Doit-on taire les événements ou au contraire en parler ?

L’important est de ne surtout pas dramatiser ou théâtraliser l’événement qui a conduit au traumatisme. Il fut montrer ses sentiments, ses peurs et faire comprendre à son enfant que la souffrance est normale. Seul cette attitude peut l’aider à se reconstruire. Aider son enfant à accepter sa souffrance, à l’exprimer pour mieux la surmonter. On se doit d’être dans la juste mesure ne pas dramatiser et à l’inverse ne pas dédramatiser un fait de nature dramatique qui est horrible.

Comment aider l’enfant à exprimer ses émotions ?

Au moment de parler à son enfant, il faut le laisser prendre la parole et ne pas devancer ses questions. Il doit localiser l’événement qui a eu lieu dans un espace/temps concret. Il faut rester simple, clair mais éviter les raccourcis simplistes, la stigmatisation : parler le plus naturellement possible, le plus simplement possible, sans employer de vocabulaire compliqué.

Comment se faire comprendre ?

L’essentiel est d’adapter le vocabulaire à l’âge de l’enfant. La répétition de certains termes comme l’accentuation de certains mots jouent sur l’attention des tout petits. Les détails secondaires ou trop complexes sont à laisser de côté pour ne pas perdre l›enfant. Il faut aussi savoir attendre que l’enfant soit dans l’écoute : par moment, il y a des enfants qui vont juste poser la question, ils vont être dans l’écoute et à ce moment là, on prend le temps de lui expliquer. Il faut comprendre que certains enfants n’ont pas la maturité pour accepter la réponse et ils n’écouteront pas.

Doit-on forcer la discussion lorsqu’elle ne vient pas naturellement ?

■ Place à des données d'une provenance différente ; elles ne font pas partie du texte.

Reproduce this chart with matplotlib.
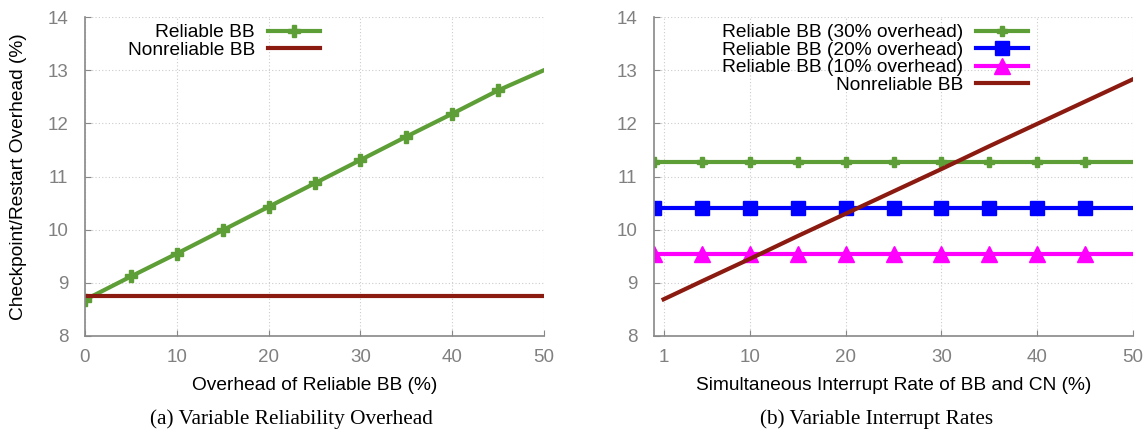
import matplotlib
matplotlib.use('Agg')
import matplotlib.pyplot as plt

plt.rcParams['font.family'] = ['Liberation Sans', 'DejaVu Sans']

# (a) variable reliability overhead
x_a = [0, 5, 10, 15, 20, 25, 30, 35, 40, 45, 50]
rel_a = [8.68, 9.12, 9.55, 9.99, 10.43, 10.87, 11.31, 11.75, 12.18, 12.62, 13.00]
nonrel_a = [8.76] * 11

# (b) variable interrupt rates
x_b = [0, 5, 10, 15, 20, 25, 30, 35, 40, 45, 50]
rel30_b = [11.27] * 11
rel20_b = [10.41] * 11
rel10_b = [9.55] * 11
x_nonrel_b = [1, 5, 10, 15, 20, 25, 30, 35, 40, 45, 50]
nonrel_b = [8.69, 9.03, 9.45, 9.88, 10.30, 10.72, 11.14, 11.57, 11.99, 12.41, 12.83]

GREEN = '#5e9e36'
DARKRED = '#8b1a10'
GRAY = '#888888'
FS = 13.5
LFS = 13.8

fig = plt.figure(figsize=(11.48, 4.32), dpi=100)
ax1 = fig.add_axes([85/1148, 1-336/432, 459/1148, 319/432])
ax2 = fig.add_axes([654/1148, 1-336/432, 479/1148, 319/432])

ax1.plot(x_a, rel_a, color=GREEN, lw=3, marker='P', ms=8, markevery=slice(0, -1), label='Reliable BB')
ax1.plot(x_a, nonrel_a, color=DARKRED, lw=3, label='Nonreliable BB')
ax1.set_xticks([0, 10, 20, 30, 40, 50])

ax2.plot(x_b, rel30_b, color=GREEN, lw=3, marker='P', ms=7, markevery=slice(0, -1), label='Reliable BB (30% overhead)')
ax2.plot(x_b, rel20_b, color='#0000ff', lw=3, marker='s', ms=10, markevery=slice(0, -1), label='Reliable BB (20% overhead)')
ax2.plot(x_b, rel10_b, color='#ff00ff', lw=3, marker='^', ms=11, markevery=slice(0, -1), label='Reliable BB (10% overhead)')
ax2.plot(x_nonrel_b, nonrel_b, color=DARKRED, lw=3, label='Nonreliable BB')
ax2.set_xticks([1, 10, 20, 30, 40, 50])

for ax in (ax1, ax2):
    ax.set_xlim(0, 50)
    ax.set_ylim(8, 14)
    ax.set_yticks([8, 9, 10, 11, 12, 13, 14])
    ax.grid(True, linestyle=(0, (1, 2)), color='#cccccc', lw=0.8)
    ax.set_axisbelow(True)
    for s in ('top', 'right'):
        ax.spines[s].set_visible(False)
    for s in ('left', 'bottom'):
        ax.spines[s].set_color(GRAY)
        ax.spines[s].set_linewidth(1.2)
    ax.tick_params(direction='in', length=4, color=GRAY, labelcolor='#808080', labelsize=FS)
    ax.tick_params(axis='y', pad=12)
    ax.tick_params(axis='x', pad=9)

ax1.set_xlabel('Overhead of Reliable BB (%)', fontsize=LFS, labelpad=8)
ax1.set_ylabel('Checkpoint/Restart Overhead (%)', fontsize=LFS, labelpad=15)
ax2.set_xlabel('Simultaneous Interrupt Rate of BB and CN (%)', fontsize=LFS, labelpad=8)

leg_kw = dict(frameon=False, markerfirst=False, fontsize=LFS, borderpad=0, borderaxespad=0,
              labelspacing=0.0, handlelength=2.7, handletextpad=0.7, loc='upper right')
ax1.legend(bbox_to_anchor=((320-85)/459, (336-24)/319), **leg_kw)
ax2.legend(bbox_to_anchor=((1028-654)/479, (336-24)/319), **leg_kw)

fig.text(291/1148, 1-419/432, '(a) Variable Reliability Overhead', ha='center', va='center',
         fontsize=15.3, family='Liberation Serif')
fig.text(877/1148, 1-419/432, '(b) Variable Interrupt Rates', ha='center', va='center',
         fontsize=15.3, family='Liberation Serif')

fig.savefig('out.png', dpi=100)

Je recommande de ne pas être intrusif et de ne pas forcer la conversation. La question que les parents doivent poser à leurs enfants c’est : est-ce que tu veux qu’on en parle ? Avec enfant de 7 à 10 ans, on peut amener la conversation de la manière suivante : est-ce que tu attendu parler de tel événement ? Si ça réponse est oui, on aborde la conversation.

Comment faire pour le protéger des images violentes ?

Les images doivent rester pudiques. Il faut rester attentif aux images que l’on donne à voir à nos enfants, les journaux du midi à la mi-journée sont des journaux adaptés à toute la famille. Ils transmettent une information mais restent pudiques dans les images et ils ne montrent pas des images choc.

Quels conseils donnez-vous sur l’attitude des parents au quotidien ?

Gardez en tête que l’enfant est réceptif aux angoisses des parents. Il faut éviter les changements d’habitude. Rationaliser les événements traumatisants qui viennent de se produire, en ne minimisant pas l’emprise que cela peut avoir sur l’enfant. Attention aux discours contradictoires ou les commentaires qui complexifient la compréhension des événements. Politiser le discours, par exemple, est néfaste et brouille l’esprit de l’enfant en le polluant avec des problèmes d’adultes.

Lire la vie des héros à qui l’on voudrait ressembler

On le sait, un exemple peut parfois plus que des beaux discours pour encourager chacun à donner le meilleur de soi. Dans les récits post-attentats, on trouve bien entendu « le méchant ». L’auteur de l’acte barbare. Les victimes : ceux qui sont mort en toute innocence et puis ceux qui ont survécus mais qui continueront à vivre au prix de lourds efforts pour surmonter le traumatisme. Enfin, on trouve aussi les héros. Ces gens qui étaient prêts à mourir pour sauver les autres : il y a Franck le motard, mais aussi des dizaines d’inconnus qui se sont mis immédiatement à la disposition des secouristes pour sauver des vies. Lire l’actualité à travers ces témoignages poignants est un formidable combustible pour alimenter le moteur intérieur des plus jeunes et les encourager à donner le meilleur d’eux même lorsque les circonstances leur donneront l’occasion de le faire.